Questo potrebbe provocare a sua volta un aumento generalizzato dei prezzi dei beni, generato da un prezzo più alto delle materie prime, che li farebbe risultare meno competitivi sul mercato internazionale, con effetti negativi sull’export e di conseguenza sull’occupazione stessa. Tutto ciò potrebbe andare a colpire le classi più povere, costrette a fare i conti con prezzi più alti. Secondo l’Alliance of Automobile Manufacturers, il costo di un veicolo potrebbe salire di addirittura $5800, causando una diminuzione delle vendite da uno a due milioni di veicoli, e una decrescita della produzione del 1.5%, con il rischio di licenziamento per 195.000 lavoratori.
Un’analisi della Trade Partnership ha concluso che, da una parte, i dazi aumenterebbero l’occupazione nel settore metallurgico con 26.280 nuovi posti di lavoro nel corso dei primi 3 anni, ma allo stesso tempo ridurrebbero l’occupazione netta nel resto dell’economia di 432.747 posti: 16 posti persi per ogni nuovo lavoro nell’industria metallurgica. Questo perché un numero circa 40 volte maggiore di persone lavora in settori che utilizzano acciaio e alluminio (6.5 milioni) rispetto a quanti siano in lavori connessi alla produzione degli stessi (170.000).

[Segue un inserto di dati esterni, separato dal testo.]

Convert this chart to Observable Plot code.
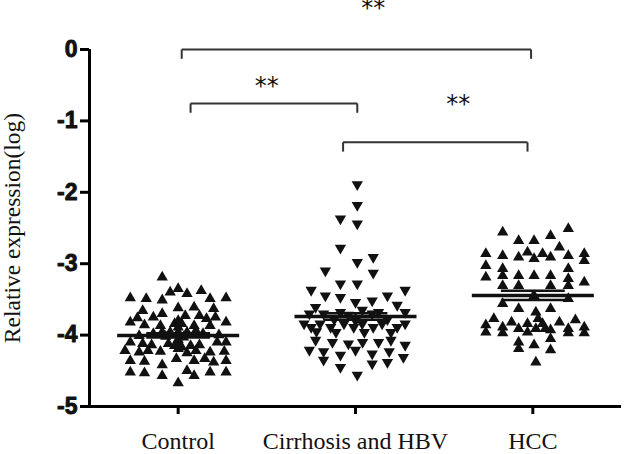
<!DOCTYPE html>
<html><head><meta charset="utf-8">
<script src="https://cdn.jsdelivr.net/npm/d3@7"></script>
<script src="https://cdn.jsdelivr.net/npm/@observablehq/plot@0.6"></script>
<style>body{margin:0;background:#fff;}</style>
</head><body><div id="chart"></div>
<script>
const categories = ["Control", "Cirrhosis and HBV", "HCC"];
const yTicks = [0, -1, -2, -3, -4, -5];
const yLabel = "Relative expression(log)";

// [horizontal jitter offset (category units), log expression]
const controlPoints = [
  [-0.09,-3.19],[-0.045,-3.40],[0.0,-3.35],[0.05,-3.42],[0.13,-3.38],[-0.27,-3.48],[-0.18,-3.49],[-0.09,-3.51],
  [0.18,-3.49],[0.27,-3.48],[-0.20,-3.66],[0.0,-3.62],[0.09,-3.61],[0.20,-3.63],[-0.23,-3.76],[-0.14,-3.75],
  [-0.09,-3.70],[0.04,-3.73],[0.12,-3.73],[0.16,-3.77],[0.21,-3.75],[-0.27,-3.82],[-0.19,-3.86],[-0.10,-3.87],
  [0.0,-3.89],[0.09,-3.87],[0.18,-3.87],[0.27,-3.82],[-0.22,-4.01],[-0.14,-3.98],[-0.09,-3.96],[-0.045,-3.96],
  [0.0,-3.96],[0.05,-3.96],[0.10,-3.94],[0.14,-3.98],[0.23,-4.0],[-0.27,-4.10],[-0.20,-4.12],[-0.15,-4.14],
  [-0.055,-4.12],[0.0,-4.10],[0.07,-4.15],[0.12,-4.14],[0.22,-4.10],[0.27,-4.10],[-0.30,-4.22],[-0.22,-4.24],
  [-0.17,-4.22],[-0.10,-4.23],[0.0,-4.19],[0.05,-4.25],[0.10,-4.22],[0.18,-4.24],[0.26,-4.23],[-0.27,-4.36],
  [-0.19,-4.37],[-0.09,-4.42],[-0.01,-4.33],[0.09,-4.36],[0.15,-4.33],[0.20,-4.38],[0.27,-4.36],[-0.27,-4.52],
  [-0.19,-4.53],[-0.09,-4.57],[0.05,-4.50],[0.09,-4.57],[0.18,-4.52],[0.27,-4.52],[0.0,-4.67],
  [0.0,-3.80],[-0.02,-3.84],[0.02,-3.84],[0.0,-4.06],[-0.02,-4.15],[0.02,-4.17],[-0.07,-4.02],[0.03,-4.03]
];
const cirrhosisPoints = [
  [0.01,-1.89],[0.01,-2.18],[-0.085,-2.37],[0.01,-2.44],[-0.085,-2.78],[0.01,-2.98],[0.10,-2.91],[-0.17,-3.10],
  [0.10,-3.13],[-0.085,-3.28],[0.01,-3.28],[-0.25,-3.37],[-0.17,-3.45],[-0.085,-3.47],[0.094,-3.52],[0.18,-3.45],
  [0.28,-3.37],[-0.225,-3.61],[0.0,-3.54],[0.235,-3.58],[-0.26,-3.70],[-0.18,-3.70],[-0.085,-3.68],[0.038,-3.65],
  [0.094,-3.70],[0.13,-3.68],[0.28,-3.68],[-0.04,-3.72],[-0.29,-3.84],[-0.25,-3.89],[-0.20,-3.84],[-0.14,-3.89],
  [-0.065,-3.84],[-0.01,-3.89],[0.038,-3.84],[0.10,-3.89],[0.15,-3.84],[0.235,-3.89],[0.28,-3.84],[-0.22,-3.95],
  [-0.11,-3.96],[0.05,-3.96],[0.20,-3.96],[0.0,-3.80],[-0.12,-3.78],[0.18,-3.78],[-0.225,-4.07],[-0.13,-4.10],
  [-0.04,-4.12],[0.04,-4.10],[0.13,-4.10],[0.20,-4.07],[0.28,-4.14],[-0.26,-4.21],[-0.18,-4.23],[-0.085,-4.28],
  [0.0,-4.21],[0.094,-4.26],[0.19,-4.23],[0.27,-4.31],[-0.18,-4.35],[-0.085,-4.45],[0.094,-4.40],[0.18,-4.38],
  [0.01,-4.56]
];
const hccPoints = [
  [-0.17,-2.56],[0.20,-2.51],[0.10,-2.61],[-0.08,-2.68],[0.007,-2.68],[0.15,-2.77],[-0.265,-2.86],[-0.17,-2.89],
  [-0.08,-2.91],[-0.03,-2.84],[0.007,-2.93],[0.055,-2.86],[0.10,-2.91],[0.20,-2.89],[0.29,-2.86],[0.29,-2.96],
  [-0.265,-3.03],[-0.17,-3.07],[0.20,-3.07],[-0.265,-3.19],[-0.17,-3.17],[-0.08,-3.17],[0.007,-3.17],[0.10,-3.17],
  [0.20,-3.21],[-0.17,-3.31],[-0.08,-3.31],[0.10,-3.31],[0.20,-3.31],[0.29,-3.26],[0.007,-3.45],[0.20,-3.49],
  [-0.17,-3.56],[-0.08,-3.63],[0.10,-3.63],[-0.22,-3.77],[-0.12,-3.82],[0.017,-3.68],[0.03,-3.77],[0.15,-3.82],
  [0.24,-3.79],[-0.265,-3.86],[-0.265,-3.96],[-0.17,-3.89],[-0.17,-3.97],[-0.08,-3.91],[-0.03,-3.84],[-0.03,-3.96],
  [0.017,-3.91],[0.07,-3.91],[0.055,-3.84],[0.10,-3.93],[0.10,-4.05],[0.20,-3.91],[0.20,-3.97],[0.29,-3.89],
  [0.29,-3.97],[-0.08,-4.10],[-0.08,-4.19],[0.007,-4.14],[0.10,-4.21],[0.017,-4.38]
];
const groupPoints = [controlPoints, cirrhosisPoints, hccPoints];
const groupRotate = [0, 180, 0];

const means = [-4.005, -3.74, -3.445];
const sems = [0.03, 0.045, 0.065];

// significance brackets
const compFrom = [0.02, 0.07, 0.93];
const compTo = [1.99, 1.01, 1.97];
const compLevel = [0, -0.756, -1.30];
const compLabel = ["**", "**", "**"];
const starX = [1.10, 0.50, 1.58];
const starY = [0.58, -0.52, -0.77];

const points = groupPoints.flatMap((g, i) => g.map(([o, v]) => ({gi: i, x: i + o, value: v, rot: groupRotate[i]})));
const stats = categories.map((c, i) => ({i, mean: means[i], sem: sems[i]}));
const comps = compFrom.map((f, k) => ({from: f, to: compTo[k], level: compLevel[k], label: compLabel[k], sx: starX[k], sy: starY[k]}));
const catIdx = categories.map((c, i) => i);

const hook = 0.13, meanHalf = 0.344, semHalf = 0.18;

const chart = Plot.plot({
  width: 625, height: 454,
  marginLeft: 89, marginRight: 4, marginTop: 49, marginBottom: 48,
  x: {type: "linear", domain: [-0.5, 2.5], axis: null},
  y: {domain: [-5, 0], axis: null},
  style: {background: "#fff", color: "#000"},
  marks: [
    Plot.dot(points, {x: "x", y: "value", symbol: "triangle", r: 4.2, fill: "#111", stroke: "none", rotate: "rot"}),
    Plot.link(stats, {x1: d => d.i - meanHalf, x2: d => d.i + meanHalf, y1: "mean", y2: "mean", stroke: "#111", strokeWidth: 3.5}),
    Plot.link(stats, {x1: d => d.i - semHalf, x2: d => d.i + semHalf, y1: d => d.mean + d.sem, y2: d => d.mean + d.sem, stroke: "#111", strokeWidth: 2.5}),
    Plot.link(stats, {x1: d => d.i - semHalf, x2: d => d.i + semHalf, y1: d => d.mean - d.sem, y2: d => d.mean - d.sem, stroke: "#111", strokeWidth: 2.5}),
    Plot.link(stats, {x1: "i", x2: "i", y1: d => d.mean - d.sem, y2: d => d.mean + d.sem, stroke: "#111", strokeWidth: 2.5}),
    // brackets
    Plot.link(comps, {x1: "from", x2: "to", y1: "level", y2: "level", stroke: "#333", strokeWidth: 2}),
    Plot.link(comps, {x1: "from", x2: "from", y1: "level", y2: d => d.level - hook, stroke: "#333", strokeWidth: 2}),
    Plot.link(comps, {x1: "to", x2: "to", y1: "level", y2: d => d.level - hook, stroke: "#333", strokeWidth: 2}),
    Plot.text(comps, {x: "sx", y: "sy", text: "label", fontSize: 24, fontFamily: "DejaVu Sans", fill: "#111"}),
    // axes
    Plot.ruleX([-0.5], {y1: -5, y2: 0, stroke: "#000", strokeWidth: 3}),
    Plot.ruleY([-5], {x1: -0.5, x2: 2.5, stroke: "#000", strokeWidth: 3}),
    Plot.axisY(yTicks, {tickSize: 9, strokeWidth: 3, tickFormat: () => "", label: null, stroke: "#000"}),
    Plot.text(yTicks, {y: d => d, frameAnchor: "left", dx: -12, textAnchor: "end", text: d => String(d), fontSize: 23, fontWeight: 700, fontFamily: "Liberation Sans", fill: "#111", stroke: "#111", strokeWidth: 0.9}),
    Plot.axisX(catIdx, {tickSize: 8, strokeWidth: 3, tickFormat: () => "", label: null, stroke: "#000"}),
    Plot.text(catIdx, {x: d => d, frameAnchor: "bottom", dy: 25, lineAnchor: "top", text: i => categories[i], fontSize: 24, fontFamily: "Liberation Serif", fill: "#111"}),
    Plot.text([yLabel], {frameAnchor: "left", rotate: -90, dx: -77, textAnchor: "middle", fontSize: 23.5, fontFamily: "Liberation Serif", fill: "#111"})
  ]
});
document.getElementById("chart").appendChild(chart);
</script>
</body></html>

Bisogna poi considerare gli effetti negativi delle risposte di rappresaglia dei partner commerciali americani. Le contro-tariffe europee su beni come Harley-Davidson e bourbon potrebbero suscitare ulteriori dazi da parte dell’America, questa volta colpendo l’industria automobilistica, un mercato estremamente sensibile. Le esportazioni di auto dall’Europa all’America sono valse 32 miliardi di dollari nel 2017, cioè 5 volte le esportazioni combinate di acciaio e alluminio. L’OECD ha stimato che se i dazi aumentassero del 10%, la crescita globale verrebbe ridotta del 6%.
Nonostante gli evidenti effetti negativi che una guerra commerciale comporterebbe, il protezionismo sta tornando in auge. Trump ha sicuramente incanalato un sentimento comune a certi strati della popolazione, preoccupati dai dislocamenti industriali causati da delocalizzazione e automatizzazione. Capire come coniugare i benefici derivanti dal libero scambio garantendo protezione per i lavoratori rimane una domanda cruciale che la politica deve iniziare ad affrontare. Una cosa però rimane certa: in una guerra commerciale non ci sono vincitori.